Alberto notes that the menu is entirely in the hands of Yuen and Esposito, and suggests that there will not be any influences of Italian or French cuisine. “I don’t like to do the same thing all the time,” says Alberto.

A plate holds a towered salad of mangos, avocado, crab, and micro greens.
Alaskan king crab salad.
Maison Chinoise

On Maison Chinoise’s menu, guests will find traditional Chinese dishes, including crab wontons, pork soup dumplings, and kung pao chicken. But they’ll also find dishes seen in high-end restaurants in China that aren’t often found in American Chinese restaurants. That includes wok-baked green mussels which come plated with fermented black beans, aged orange peels, and Hunan pepper coulis.

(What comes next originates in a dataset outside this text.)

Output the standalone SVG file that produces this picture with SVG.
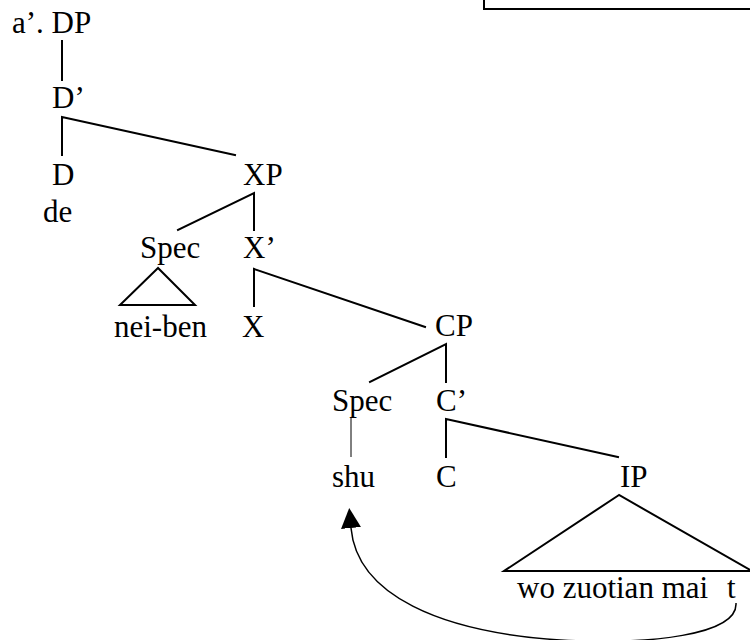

“When Chinese people immigrated to the U.S., they recreated dishes from China using Chinese techniques, but with [American] flavor profiles,” says Eposito. “That’s why you have, today, sweet and sour chicken, and you have all these things that you don’t [necessarily] find in China, because they’re made over here, and that’s what people they know about Chinese food…That’s why we want to be out of the box. We want to give them, of course, some of the dishes that they recognize and that everybody is familiar with. But also, we want to be a little bit more genuine and authentic.”

Guests can also enjoy a variety of dumplings served in a dim sum format. Other notable items include prawn toast, wagyu beef, truffle fried rice, and sauteed tiger prawn.

Maison Chinoise also offers tableside tea service, in which guests can order teas like classic green tea and lapsang souchong.

Though many of these items and services aren’t necessarily new, Maison Chinoise aims to present the dishes in a modern way, using art-influenced flatware with simple, minimalistic designs.

“I think this concept will be an interesting way for people to try different styles of Chinese food,” says Yuen.

Maison Chinoise is open now at 4152 Cole Ave., #106. Reservations are available on Open Table.